OASIS (organization)

The Organization for the Advancement of Structured Information Standards (OASIS) is a global consortium that drives the development, convergence, and adoption of e-business and web service standards. With its headquarters in the United States, members of the consortium decide how and what work is undertaken through an open, democratic process.[1]

Technical work is carried out under the following categories: Web Services, e-Commerce, Security, Law & Government, Supply Chain, Computing Management, Application Focus, Document-Centric, XML Processing, Conformance/Interop, and Industry Domains.

Contents

History

OASIS was first formed as SGML Open in 1993 as a trade association of SGML tool vendors to cooperatively promote the adoption of SGML through mainly educational activities, though some amount of technical activity was also pursued including an update of the CALS Table Model specification and specifications for fragment interchange and entity management.

In 1998, with the movement of the high tech industry to XML, SGML Open changed its emphasis from SGML to XML, and changed its name to OASIS Open to be inclusive of XML and any future structured information standards. The focus of the consortium's activities also moved from promoting adoption (as XML was getting lots of attention on its own) to developing technical specifications. In July 2000 a new technical committee process was approved. With the adoption of the process the manner in which technical committees were created, operated, and progressed their work was regularized. At the adoption of the process there were five technical committees; by 2004 there were nearly 70.
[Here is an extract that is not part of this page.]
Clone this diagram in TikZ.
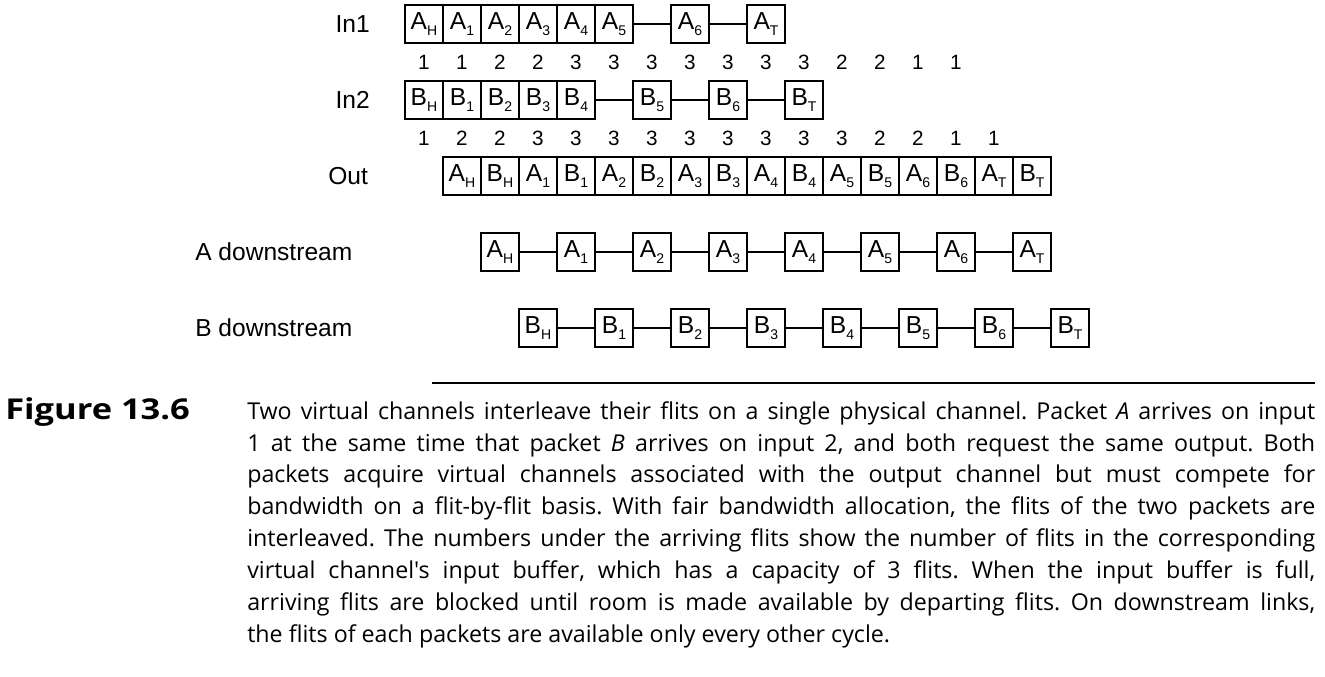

During 1999 OASIS was approached by UN/CEFACT, the committee of the United Nations dealing with standards for business, to jointly develop a new set of specifications for electronic business. The joint initiative, called "ebXML" and which first met in November 1999, was chartered for a three year period. At the final meeting under the original charter, in Vienna, UN/CEFACT and OASIS agreed to divide the remaining work between the two organizations and to coordinate the completion of the work through a coordinating committee. In 2004 OASIS submitted its completed ebXML specifications to ISO TC154 where they were approved as ISO 15000.

Standards under development

The following standards are under development by OASIS technical committees:

Patent disclosure controversy

Like many bodies producing open standards, OASIS has a patent disclosure policy requiring participants to disclose intent to apply for software patents for technologies under consideration in the standard. Like the W3C, which requires participants to offer royalty-free licenses to anyone using the resulting standard, OASIS offers a similar Royalty Free on Limited Terms mode, along with a Royalty Free on RAND Terms mode and a RAND (reasonable and non-discriminatory) mode for its committees.[2]

Controversy has arisen[3] because this licensing allows publication of standards requiring licensing fee payments to patent holders, the use of which would effectively eliminate the possibility of free/open source implementations of these standards. Further, contributors could initially offer royalty-free use of their patent, later imposing per-unit fees, after the standard becomes accepted.

Supporters of OASIS point out this could occur anyway since an agreement would not be binding on non-participants, discouraging contributions from potential participants. Supporters further argue[4] that IBM and Microsoft shifting standardization efforts from the W3C to OASIS is evidence this is already occurring.

Criticism

Doug Mahugh - while working for Microsoft (a purporter of Open Office XML, a document standard competing with OASIS's ISO/IEC 26300, i.e. OpenDocument) as a Senior Product Manager specializing in Office client interoperability - claimed that many countries have expressed frustration about the pace of OASIS's responses to defect reports that have been submitted on ISO/IEC 26300 and the inability for SC 34 members to participate in the maintenance of ODF.[5] However, Rob Weir, co-chair of the OASIS ODF Technical Committee noted that at the time, "the ODF TC had received zero defect reports from any ISO/IEC national body other than Japan", and that the one report that was submitted by them was handled promptly and to the satisfaction of the submitter.[6]

Events

OASIS Adoption Forum

In 27–29 November 2006 the third annual OASIS Adoption Forum was held in London, focusing on security.